[Start of SOURCE DATA]

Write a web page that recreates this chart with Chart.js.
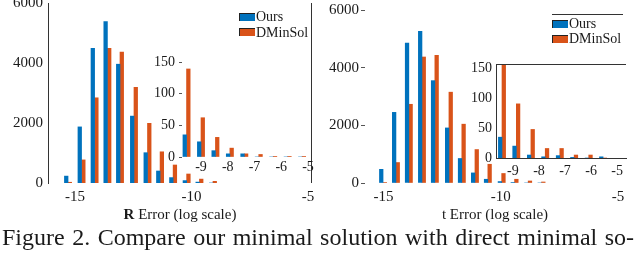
<!DOCTYPE html>
<html>
<head>
<meta charset="utf-8">
<script src="https://cdn.jsdelivr.net/npm/chart.js@4.4.0/dist/chart.umd.min.js"></script>
<style>
  body { margin: 0; width: 640px; height: 258px; background: #fff; position: relative; overflow: hidden;
         font-family: 'Liberation Serif', 'Times New Roman', serif; color: #1a1a1a; }
  canvas { position: absolute; }
  .lab { position: absolute; white-space: nowrap; font-size: 14px; line-height: 14px; }
  .sw { position: absolute; width: 16px; height: 8px; box-sizing: border-box; border-left: 1px solid #222; border-top: 1px solid #222; }
  .title { position: absolute; white-space: nowrap; font-size: 15px; line-height: 16px; transform: translateX(-50%); }
  #caption { position: absolute; left: 2px; top: 225px; font-size: 24px; line-height: 24px; word-spacing: 1.5px; white-space: nowrap; }
</style>
</head>
<body>
<canvas id="rMain" width="320" height="210" style="left:0;top:0"></canvas>
<canvas id="rInset" width="170" height="135" style="left:150px;top:50px"></canvas>
<canvas id="tMain" width="320" height="210" style="left:320px;top:0"></canvas>
<canvas id="tInset" width="180" height="135" style="left:460px;top:50px"></canvas>

<!-- legends -->
<div class="sw" style="left:239px;top:13px;background:#0072BD"></div>
<div class="lab" style="left:256px;top:10px">Ours</div>
<div class="sw" style="left:239px;top:28px;background:#D95319"></div>
<div class="lab" style="left:256px;top:26px">DMinSol</div>

<div style="position:absolute;left:552px;top:14px;width:71px;height:1px;background:#333"></div>
<div class="sw" style="left:552px;top:20px;background:#0072BD"></div>
<div class="lab" style="left:569px;top:17px">Ours</div>
<div class="sw" style="left:552px;top:35px;background:#D95319"></div>
<div class="lab" style="left:569px;top:32px">DMinSol</div>

<div class="title" style="left:180px;top:206px"><b>R</b> Error (log scale)</div>
<div class="title" style="left:495px;top:206px">t Error (log scale)</div>
<div id="caption">Figure 2. Compare our minimal solution with direct minimal so-</div>

<script>
// histogram bins (log10 error) and counts
const rMainBins = [-15.30, -14.72, -14.16, -13.61, -13.07, -12.47, -11.89, -11.35, -10.79, -10.21, -9.66, -9.08];
const rMainOurs = [230, 1870, 4490, 5380, 3960, 2230, 1010, 400, 180, 80, 30, 0];
const rMainDMinSol = [25, 770, 2840, 4490, 4360, 3190, 1990, 1040, 600, 300, 130, 55];

const rInsetBins = [-9.54, -9.00, -8.46, -7.92, -7.38, -6.84, -6.30, -5.76, -5.22];
const rInsetOurs = [35, 24, 10, 5, 5, 0, 0, 0, 0];
const rInsetDMinSol = [139, 62, 31, 14, 5, 4, 1, 1, 1];

const tMainBins = [-15.02, -14.47, -13.92, -13.36, -12.81, -12.21, -11.66, -11.10, -10.55, -9.96, -9.41, -8.83, -8.26];
const tMainOurs = [475, 2450, 4850, 5260, 3550, 1910, 850, 350, 130, 50, 15, 0, 0];
const tMainDMinSol = [20, 710, 2730, 4370, 4430, 3150, 2040, 1160, 650, 330, 130, 70, 35];

const tInsetBins = [-9.42, -8.87, -8.31, -7.76, -7.20, -6.65, -6.09, -5.54];
const tInsetOurs = [35, 20, 5, 2, 4, 1, 0, 2];
const tInsetDMinSol = [200, 91, 48, 16, 16, 5, 5, 0];

const mainXTicks = [-15, -10, -5];
const mainYTicks = [0, 2000, 4000, 6000];
const insetXTicks = [-9, -8, -7, -6, -5];
const insetYTicks = [0, 50, 100, 150];

const BLUE = '#0072BD';
const ORANGE = '#D95319';
const INK = '#1a1a1a';

Chart.defaults.font.family = "'Liberation Serif', 'Times New Roman', serif";
Chart.defaults.color = INK;

// extra box lines that the axes don't draw
const frame = {
    id: 'frame',
    afterDatasetsDraw(chart, args, opts) {
        const a = chart.chartArea, ctx = chart.ctx;
        ctx.save();
        ctx.strokeStyle = opts.color || '#333';
        ctx.lineWidth = 1;
        ctx.beginPath();
        if (opts.top) { ctx.moveTo(a.left, a.top + 0.5); ctx.lineTo(a.right, a.top + 0.5); }
        if (opts.right) { ctx.moveTo(a.right - 0.5, a.top); ctx.lineTo(a.right - 0.5, a.bottom); }
        ctx.stroke();
        ctx.restore();
    }
};

// fixed axis size, and no extra room for labels hanging over the ends
function fixSize(s, prop, size) {
    s[prop] = size;
    s.paddingTop = s.paddingBottom = s.paddingLeft = s.paddingRight = 0;
}

function histChart(id, bins, ours, dmin, c) {
    return new Chart(document.getElementById(id), {
        type: 'bar',
        data: {
            datasets: [
                { label: 'Ours', data: bins.map((b, i) => ({ x: b, y: ours[i] })), backgroundColor: BLUE, barThickness: 3.6 },
                { label: 'DMinSol', data: bins.map((b, i) => ({ x: b, y: dmin[i] })), backgroundColor: ORANGE, barThickness: 3.6 }
            ]
        },
        options: {
            responsive: false,
            animation: false,
            layout: { padding: c.pad },
            plugins: { legend: { display: false }, tooltip: { enabled: false }, frame: c.frame || {} },
            scales: {
                x: {
                    type: 'linear', min: c.xmin, max: c.xmax, offset: false,
                    grid: { display: false, drawTicks: false, offset: false },
                    border: { display: !!c.xBorder, color: '#333' },
                    ticks: { font: { size: c.font }, padding: c.xPad, maxRotation: 0, callback: v => String(v) },
                    afterBuildTicks: s => { s.ticks = c.xTicks.map(v => ({ value: v })); },
                    afterFit: s => fixSize(s, 'height', c.xh)
                },
                y: {
                    min: 0, max: c.ymax,
                    grid: { display: !!c.yTickLen, drawOnChartArea: false, drawTicks: !!c.yTickLen, tickLength: c.yTickLen || 0, color: '#555' },
                    border: { display: !!c.yBorder, color: '#333' },
                    ticks: { font: { size: c.font }, padding: c.yPad, callback: v => String(v) },
                    afterBuildTicks: s => { s.ticks = c.yTicks.map(v => ({ value: v })); },
                    afterFit: s => fixSize(s, 'width', c.yw)
                }
            }
        },
        plugins: [frame]
    });
}

histChart('rMain', rMainBins, rMainOurs, rMainDMinSol, {
    pad: { left: 0, right: 8, top: 3, bottom: 0 }, yw: 48, xh: 27,
    xmin: -16.16, xmax: -4.83, ymax: 6000, xTicks: mainXTicks, yTicks: mainYTicks,
    font: 15, xPad: 5, yPad: 5, yBorder: true, frame: { right: true }
});

histChart('tMain', tMainBins, tMainOurs, tMainDMinSol, {
    pad: { left: 0, right: 15, top: 10, bottom: 0 }, yw: 45, xh: 27,
    xmin: -15.79, xmax: -4.70, ymax: 6000, xTicks: mainXTicks, yTicks: mainYTicks,
    font: 15, xPad: 5, yPad: 2, yTickLen: 4
});

histChart('rInset', rInsetBins, rInsetOurs, rInsetDMinSol, {
    pad: { left: 0, right: 8, top: 12, bottom: 0 }, yw: 32, xh: 28,
    xmin: -9.71, xmax: -4.85, ymax: 150, xTicks: insetXTicks, yTicks: insetYTicks,
    font: 14, xPad: 2, yPad: 4, yTickLen: 3
});

histChart('tInset', tInsetBins, tInsetOurs, tInsetDMinSol, {
    pad: { left: 0, right: 14, top: 14, bottom: 0 }, yw: 36, xh: 27,
    xmin: -9.65, xmax: -4.66, ymax: 158, xTicks: insetXTicks, yTicks: insetYTicks,
    font: 14, xPad: 5, yPad: 4, yBorder: true, xBorder: true, frame: { top: true }
});
</script>
</body>
</html>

[End of SOURCE DATA]

OBJECTIVE:
Leave out the pictures, then repeat the listing above exactly from its first line to the line with "direct minimal so-</div>", inclusive.

FULL ANSWER:
Write a web page that recreates this chart with Chart.js.
<!DOCTYPE html>
<html>
<head>
<meta charset="utf-8">
<script src="https://cdn.jsdelivr.net/npm/chart.js@4.4.0/dist/chart.umd.min.js"></script>
<style>
  body { margin: 0; width: 640px; height: 258px; background: #fff; position: relative; overflow: hidden;
         font-family: 'Liberation Serif', 'Times New Roman', serif; color: #1a1a1a; }
  canvas { position: absolute; }
  .lab { position: absolute; white-space: nowrap; font-size: 14px; line-height: 14px; }
  .sw { position: absolute; width: 16px; height: 8px; box-sizing: border-box; border-left: 1px solid #222; border-top: 1px solid #222; }
  .title { position: absolute; white-space: nowrap; font-size: 15px; line-height: 16px; transform: translateX(-50%); }
  #caption { position: absolute; left: 2px; top: 225px; font-size: 24px; line-height: 24px; word-spacing: 1.5px; white-space: nowrap; }
</style>
</head>
<body>
<canvas id="rMain" width="320" height="210" style="left:0;top:0"></canvas>
<canvas id="rInset" width="170" height="135" style="left:150px;top:50px"></canvas>
<canvas id="tMain" width="320" height="210" style="left:320px;top:0"></canvas>
<canvas id="tInset" width="180" height="135" style="left:460px;top:50px"></canvas>

<!-- legends -->
<div class="sw" style="left:239px;top:13px;background:#0072BD"></div>
<div class="lab" style="left:256px;top:10px">Ours</div>
<div class="sw" style="left:239px;top:28px;background:#D95319"></div>
<div class="lab" style="left:256px;top:26px">DMinSol</div>

<div style="position:absolute;left:552px;top:14px;width:71px;height:1px;background:#333"></div>
<div class="sw" style="left:552px;top:20px;background:#0072BD"></div>
<div class="lab" style="left:569px;top:17px">Ours</div>
<div class="sw" style="left:552px;top:35px;background:#D95319"></div>
<div class="lab" style="left:569px;top:32px">DMinSol</div>

<div class="title" style="left:180px;top:206px"><b>R</b> Error (log scale)</div>
<div class="title" style="left:495px;top:206px">t Error (log scale)</div>
<div id="caption">Figure 2. Compare our minimal solution with direct minimal so-</div>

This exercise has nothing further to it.